The Literalization of a Metaphor in Acts 12
If the upside-down Roman narrative is a later invention, where can we look for clues about what actually happened to Peter? The answer might be hidden right in the book of Acts, masquerading as a miraculous prison break.
In Acts 12, King Herod Agrippa begins a localized crackdown on the Jerusalem church, executing James the brother of John. He then arrests Peter. The narrative tells us that Peter was bound with chains and "sleeping between two soldiers" the night before his intended execution, only for an angel to wake him up, strike off his chains, and break him out.
But look closer at the phrasing. In the ancient world, "falling asleep" was one of the most common, universal euphemisms for death. What if the author of Luke-Acts did what biblical authors frequently do: took a known historical reality (Peter dying between two soldiers) and converted a metaphorical euphemism ("he fell asleep") into a literal, miraculous story? I’ve written previously how Biblical writers would turn the metaphors into literal events such as the “feet” and “bread” as well as a video series on the Metaphorical framework of Jesus, the Sea of Galilee and the Resurrection Motif.
There is a subtle clue in the text regarding Peter’s clothing here, too. The angel tells Peter to wrap his cloak around himself and gird (zōnnymi) his own belt. Keep that specific detail in mind, because it stands in stark contrast to how his story ends elsewhere.
The Abrupt Disappearance
Right after this bizarre "escape" sequence, the text says Peter went to the house of Mary, knocked on the door, startled a servant girl named Rhoda, and then simply “departed and went to another place” (Acts 12:17).
After this point, Peter virtually vanishes from the Book of Acts. He is mentioned just once more briefly in chapter 15 during the Jerusalem Council, but I suspect that it’s a later addition. For all intents and purposes, Peter’s narrative life ends right there in chapter 12.
This mirrors the treatment of Paul at the end of Acts. Paul’s story stops dead in its tracks while he is under house arrest in Rome. In a previous video, I proposed that the author stopped writing because there was simply no more life left to report. Paul may have died in the shipwreck detailed in Acts 27, and the author wrapped up the narrative abruptly rather than focusing on an unheroic or problematic death.
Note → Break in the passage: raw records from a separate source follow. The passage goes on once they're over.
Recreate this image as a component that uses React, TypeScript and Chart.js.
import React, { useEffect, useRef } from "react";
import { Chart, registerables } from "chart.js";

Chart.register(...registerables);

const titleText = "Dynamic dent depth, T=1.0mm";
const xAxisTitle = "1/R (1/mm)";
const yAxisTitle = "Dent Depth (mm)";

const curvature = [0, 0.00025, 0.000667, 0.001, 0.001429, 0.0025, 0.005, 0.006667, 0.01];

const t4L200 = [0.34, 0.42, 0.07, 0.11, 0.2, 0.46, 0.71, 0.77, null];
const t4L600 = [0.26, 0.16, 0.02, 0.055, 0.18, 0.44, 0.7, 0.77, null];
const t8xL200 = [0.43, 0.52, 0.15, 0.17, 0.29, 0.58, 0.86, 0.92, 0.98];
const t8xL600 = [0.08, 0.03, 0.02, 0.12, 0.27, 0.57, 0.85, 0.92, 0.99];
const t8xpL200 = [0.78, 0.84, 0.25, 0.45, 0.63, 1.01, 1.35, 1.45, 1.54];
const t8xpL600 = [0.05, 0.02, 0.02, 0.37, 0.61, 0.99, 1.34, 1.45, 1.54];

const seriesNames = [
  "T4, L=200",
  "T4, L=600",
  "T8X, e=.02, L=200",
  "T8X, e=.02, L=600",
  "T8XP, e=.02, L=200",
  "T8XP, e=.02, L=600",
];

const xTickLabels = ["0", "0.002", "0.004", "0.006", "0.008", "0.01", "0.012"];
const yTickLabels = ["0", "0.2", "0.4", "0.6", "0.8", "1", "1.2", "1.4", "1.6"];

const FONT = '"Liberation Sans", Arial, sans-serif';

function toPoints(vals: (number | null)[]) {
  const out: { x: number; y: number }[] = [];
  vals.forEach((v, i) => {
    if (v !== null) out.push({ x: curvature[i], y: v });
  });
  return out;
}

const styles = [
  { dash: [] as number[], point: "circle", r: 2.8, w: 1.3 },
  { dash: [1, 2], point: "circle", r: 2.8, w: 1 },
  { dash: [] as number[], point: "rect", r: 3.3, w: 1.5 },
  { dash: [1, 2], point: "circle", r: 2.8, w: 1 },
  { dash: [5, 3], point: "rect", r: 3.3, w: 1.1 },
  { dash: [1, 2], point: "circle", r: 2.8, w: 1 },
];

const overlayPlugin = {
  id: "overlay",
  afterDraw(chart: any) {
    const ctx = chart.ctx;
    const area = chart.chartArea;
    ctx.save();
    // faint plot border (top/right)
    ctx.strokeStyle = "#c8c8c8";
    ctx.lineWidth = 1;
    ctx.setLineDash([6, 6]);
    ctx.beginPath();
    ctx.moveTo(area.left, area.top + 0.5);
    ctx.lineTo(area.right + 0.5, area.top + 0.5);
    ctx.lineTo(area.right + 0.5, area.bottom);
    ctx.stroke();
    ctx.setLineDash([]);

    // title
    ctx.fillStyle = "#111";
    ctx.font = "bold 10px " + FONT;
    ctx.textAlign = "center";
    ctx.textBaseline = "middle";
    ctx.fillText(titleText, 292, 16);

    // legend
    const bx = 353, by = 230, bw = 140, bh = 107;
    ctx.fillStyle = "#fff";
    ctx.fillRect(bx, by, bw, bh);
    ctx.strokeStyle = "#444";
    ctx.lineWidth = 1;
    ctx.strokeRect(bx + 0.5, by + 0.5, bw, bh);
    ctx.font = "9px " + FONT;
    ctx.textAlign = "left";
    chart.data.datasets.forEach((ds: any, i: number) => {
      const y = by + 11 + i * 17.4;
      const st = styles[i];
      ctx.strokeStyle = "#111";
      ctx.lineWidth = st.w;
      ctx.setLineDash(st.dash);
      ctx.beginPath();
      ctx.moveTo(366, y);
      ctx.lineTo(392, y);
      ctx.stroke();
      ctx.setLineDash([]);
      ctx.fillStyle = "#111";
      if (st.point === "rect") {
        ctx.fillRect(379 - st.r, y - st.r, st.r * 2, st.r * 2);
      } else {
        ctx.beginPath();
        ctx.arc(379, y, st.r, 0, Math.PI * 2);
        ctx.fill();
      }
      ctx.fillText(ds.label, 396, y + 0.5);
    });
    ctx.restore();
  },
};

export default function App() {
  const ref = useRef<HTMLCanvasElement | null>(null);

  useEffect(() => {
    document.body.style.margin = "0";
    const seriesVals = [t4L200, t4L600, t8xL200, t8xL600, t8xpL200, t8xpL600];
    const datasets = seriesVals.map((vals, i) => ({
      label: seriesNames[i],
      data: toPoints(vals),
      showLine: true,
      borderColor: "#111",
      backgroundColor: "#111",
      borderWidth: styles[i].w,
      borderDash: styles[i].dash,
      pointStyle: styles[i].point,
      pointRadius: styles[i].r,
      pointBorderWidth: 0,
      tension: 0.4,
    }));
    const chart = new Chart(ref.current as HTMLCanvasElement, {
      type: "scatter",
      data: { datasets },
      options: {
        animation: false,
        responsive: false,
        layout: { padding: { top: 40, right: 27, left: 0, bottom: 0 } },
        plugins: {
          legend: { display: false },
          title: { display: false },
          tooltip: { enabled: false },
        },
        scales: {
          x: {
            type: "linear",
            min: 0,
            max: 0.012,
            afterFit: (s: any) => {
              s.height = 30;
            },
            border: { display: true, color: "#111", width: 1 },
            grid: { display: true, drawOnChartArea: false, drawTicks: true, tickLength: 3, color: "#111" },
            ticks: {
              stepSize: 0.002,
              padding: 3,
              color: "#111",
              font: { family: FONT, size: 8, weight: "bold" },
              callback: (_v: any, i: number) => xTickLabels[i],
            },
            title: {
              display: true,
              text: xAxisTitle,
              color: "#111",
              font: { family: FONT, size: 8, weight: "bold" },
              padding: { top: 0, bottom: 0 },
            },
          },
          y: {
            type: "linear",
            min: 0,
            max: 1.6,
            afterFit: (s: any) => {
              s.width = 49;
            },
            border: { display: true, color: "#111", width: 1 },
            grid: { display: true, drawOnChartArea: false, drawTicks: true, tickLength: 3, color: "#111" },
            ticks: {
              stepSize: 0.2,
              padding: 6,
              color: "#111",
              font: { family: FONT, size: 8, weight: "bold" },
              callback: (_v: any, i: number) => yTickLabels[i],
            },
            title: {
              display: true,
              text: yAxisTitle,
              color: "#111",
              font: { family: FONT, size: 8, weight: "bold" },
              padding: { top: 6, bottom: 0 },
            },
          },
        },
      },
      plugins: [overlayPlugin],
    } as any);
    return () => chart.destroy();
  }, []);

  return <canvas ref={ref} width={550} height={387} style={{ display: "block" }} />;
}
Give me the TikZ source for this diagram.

If Peter didn't escape Herod, his narrative ended in Acts 12 for the exact same reason: he was dead.
Decoding the Propaganda in John 21
If Peter truly died in custody under Herod Agrippa, how exactly did it happen? The Gospel of John breaks the silence, dropping the metaphorical veil to give us a direct window into his execution:
"Very truly I tell you, when you were younger you dressed yourself and went where you wanted; but when you are old you will stretch out your hands, and someone else will dress you and lead you where you do not want to go.” Jesus said this to indicate the kind of death by which Peter would glorify God. (John 21:18-19)
The phrase "stretch out your hands" was a widely recognized ancient idiom for crucifixion. John is openly admitting that Peter was crucified.
Notice the deliberate inversion of the language from Acts. In Acts, Peter binds and dresses himself to escape. In John, the reality is restored: someone else binds him and stretches out his hands.
The True Propaganda: The spin here isn’t how Peter died. John wasn't inventing the crucifixion; Peter really was executed. The propaganda lies in the theological framing, the claim that he was crucified "to the glory of God."
Peter wasn’t crucified to glorify the Christian God. He was viewed as a dangerous, messianic insurrectionist threatening the local peace under Roman-backed rulers.
Peter didn't die an old man upside down in Rome out of pious humility. He was arrested in Judea, bound between two soldiers, and executed on a Roman cross as a political criminal, but that didn’t fit the agenda of Biblical authors, so they rewrote his final moments.